In the late 1990s Joans relocated from Europe to Seattle before moving to Vancouver, British Columbia, between travels, until his death. Joans died in Vancouver, due to complications from diabetes. He fathered 10 children: Daline Jones-Weber of San Leandro (named after Salvador Dalí), Ted Jones of Santa Monica, Teresa Jordan of Whittier, JeanneMarie Jones of Rialto, Robert Jones of Long Beach, Lars Jones of Oslo, Norway, Thor Jones of Oslo, Norway, Russell Jones of Scotland, Sylvia Jones and Yvette Jones-Johnson.

==Published works==
- Funky Jazz Poems (1959), New York: Rhino Review.
- Beat Poems (1959), New York: Deretchink.
- All of Ted Joans and No More (1961), with collages by the author, New York: Excelsior Press.
- The Truth (1960)
- The Hipsters with collages by the author (1961), New York: Corinth.
- A Black Pow-Wow Of Jazz Poems (1969), London: Marion Boyars Publishers Ltd.
- Black Pow-Wow Jazz Poems (1969), New York: Hill and Wang.
- Afrodisia (1970), with collages by the author, London: Marion Boyars Publishers Ltd.
- Afrodisia; New Poems (1970), New York: Hill and Wang.
- A Black Manifesto in Jazz Poetry and Prose (1971), London: Calder and Boyars.
- Cogollo Caniculaire (1977), with artist Heriberto Cogollo and poet Joyce Mansour, Rome (Italy): Carlo Bestetti.
- Flying Piranha (1978), with poet Joyce Mansour, New York: Bola Press.
- Der Erdferkelforscher / The Aardvark Watcher (1980), translated by Richard Anders, Berlin: LCB-Editionen.
- Vergriffen: oder Blitzlieb Poems (1979), Kassel (Germany): Loose Blätter Press.
- Mehr Blitzliebe Poems (1982), Hamburg (Germany): Michael Kellner Verlag.
- Merveilleux Coup de Foudre (1982) with poet Jayne Cortez, in French, translated by Ms. Ila Errus and M. Sila Errus, Paris: Handshake Editions.
- Sure, Really I Is (1982), with collages by the author, Sidmouth (UK): Transformaction.
- Dies und Das: Ein Magazin von actuellem surrealistischen interesse (1984), Berlin.
- Double Trouble (1991), with poet Hart Leroy Bibbs, Paris: Revue Noire, Editions Bleu Outremer.
- Honeyspoon (1993), Paris: Handshake Editions.
- Okapi Passion (1994), Oakland: Ishmael Reed Publishing Company.
- WOW (1998), with artist Laura Corsiglia, Mukilteo (Washington): Quartermoon Press.
- Teducation: Selected Poems 1949-1999 (1999), illustrations by Heriberto Cogollo, Minneapolis: Coffee House Press.
- Select one or more: Poems (2000), Berkeley: The Bancroft Library Press.
- Our Thang: Several Poems, Several Drawings (2001), with artist Laura Corsiglia, Victoria (Canada): Ekstasis Editions.
- In Thursday Sane (2001), with illustrations by the author, Davis (California): Swan Scythe Press.

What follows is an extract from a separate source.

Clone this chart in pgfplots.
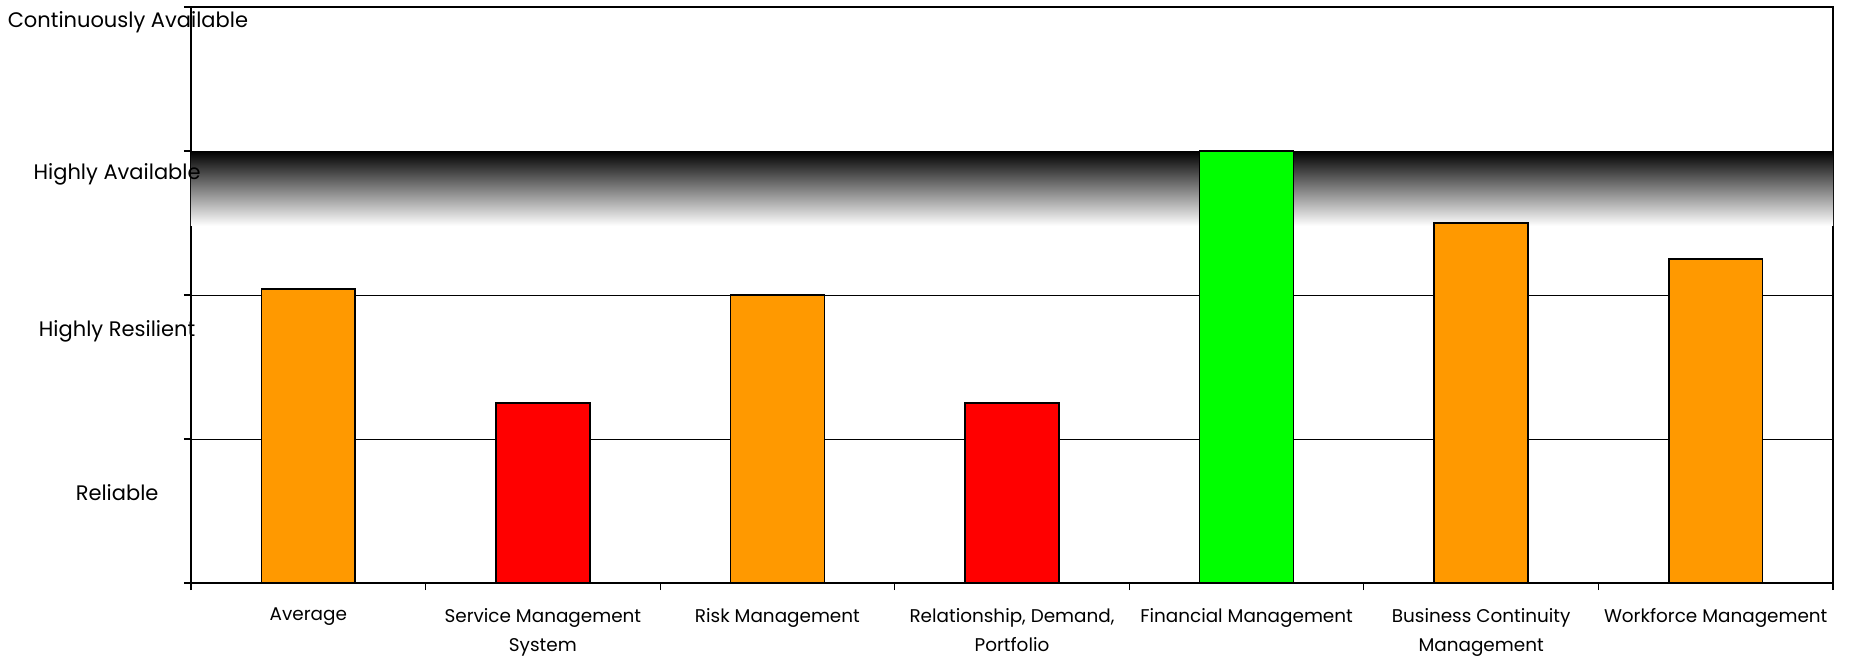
\documentclass[border=0pt]{standalone}
\usepackage{fontspec}
\setmainfont{Poppins}
\usepackage{pgfplots}
\pgfplotsset{compat=1.18}
\definecolor{barorange}{RGB}{255,153,0}
\definecolor{barred}{RGB}{255,0,0}
\definecolor{bargreen}{RGB}{0,255,0}
\begin{document}
\begin{tikzpicture}
\begin{axis}[
 at={(95.5pt,36pt)}, anchor=south west,
 width=821pt, height=288pt, scale only axis,
 xmin=-0.5, xmax=6.5, ymin=0, ymax=4,
 clip=false,
 axis line style={line width=0.7pt},
 xtick pos=bottom, ytick pos=left,
 xtick={-0.5,0.5,...,6.5}, xticklabels={},
 extra x ticks={0,1,2,3,4,5,6},
 extra x tick labels={Average, Service Management\\System, Risk Management, {Relationship, Demand,\\Portfolio}, Financial Management, Business Continuity\\Management, Workforce Management},
 extra x tick style={major tick length=0pt},
 ytick={0,1,2,3,4}, yticklabels={},
 tick align=outside, major tick length=3.5pt,
 tick style={black, line width=0.6pt},
 ymajorgrids, grid style={black, line width=0.5pt},
 xticklabel style={align=center, font=\fontsize{9.2}{14.5}\selectfont, yshift=-9pt},
]
\addplot[draw=none, top color=black, middle color=black!30, bottom color=white, forget plot] coordinates {(-0.5,2.48) (6.5,2.48) (6.5,3) (-0.5,3)} -- cycle;
\addplot[ybar, bar width=0.4, bar shift=0pt, fill=barorange, draw=black, line width=0.8pt] coordinates {(0,2.04) (2,2.0) (5,2.5) (6,2.25)};
\addplot[ybar, bar width=0.4, bar shift=0pt, fill=barred, draw=black, line width=0.8pt] coordinates {(1,1.25) (3,1.25)};
\addplot[ybar, bar width=0.4, bar shift=0pt, fill=bargreen, draw=black, line width=0.8pt] coordinates {(4,3.0)};
\node[anchor=base, font=\fontsize{10.5}{13}\selectfont] at (axis cs:-0.769,3.855) {Continuously Available};
\node[anchor=base, font=\fontsize{10.5}{13}\selectfont] at (axis cs:-0.815,2.80) {Highly Available};
\node[anchor=base, font=\fontsize{10.5}{13}\selectfont] at (axis cs:-0.815,1.715) {Highly Resilient};
\node[anchor=base, font=\fontsize{10.5}{13}\selectfont] at (axis cs:-0.815,0.576) {Reliable};
\end{axis}
\pgfresetboundingbox
\path[use as bounding box] (0,0) rectangle (926pt,327.5pt);
\end{tikzpicture}
\end{document}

==Museum art exhibitions==
- Metropolitan Museum of Art, Surrealism Beyond Borders
- Tate Modern, Surrealism Beyond Borders
- Centre Pompidou, Surrealism
- MoMA Vital Signs, Artists and the Body
- Lenbachhaus, But live here? No thanks: Surrealism and Anti-Fascism
- Modern Art Museum of Fort Worth, Surrealism and Us: Caribbean and African Diasporic Artists since 1940
- Virginia Museum of Fine Arts, Ted Joans: Land of the Rhinoceri

==Books about Ted Joans==
- Belletto, Steven, Black Surrealist: The Legend of Ted Joans. Bloomsbury Academic, 2025.

==Essays about Ted Joans==
- Michel Fabre, "Ted Joans: the Surrealist Griot", in From Harlem to Paris: Black American Writers in France 1840–1980, University of Illinois, 1991.
- Robert Elliot Fox, "Ted Joans and the (b)reach of the African American literary canon", in MELUS, Vol. 29, nos 3/4 (Fall/Winter 2004), Gale Literature Resource Center.
- Amor Kohli, "Sounding Across the City: Ted Joans’s Bird Lives! as Jazz Performance", in Drama: Playwrights and Performances of the "Howl" Generation. Bloomsbury Methuen Drama, 2016.
- Joanna Pawlik, "Ted Joans' surrealist history lesson", in International Journal of Francophone Studies, Vol. 14, issue 1 & 2 (2011). doi: 10.1386/ijfs.14.1&2.221_1

==Ted Joans in film==
- (1964) by Louis van Gasteren, Amsterdam. Ted Joans reads with Piet Kuiters Modern Jazz Group, excerpt on YouTube.
- Pan-African Cultural Festival / Festival panafricain d'Alger (1969) by William Klein, France/Algeria. Features Ted Joans reading with Archie Shepp and Touareg musicians.
- (1971), directed by John Jeremy with the photographs of Val Wilmer. Features Ted Joans' voice reading one of his signature poems, "Jazz is My Religion".
- (1994) at Jack Kerouac conference, New York University.
- From St. Louis to Dogon Country (1999) part of the BBC series Great Railway Journeys. directed by David Hickman, written by Danny Glover. Features Joans and Danny Glover, Clyde Taylor and others in Mali.
- WOW! Ted Joans Lives! by Kurt Hemmer and Tom Knoff (2010). An homage to Ted Joans, featuring his reading at Harper College, Palatine, Illinois, in 2002.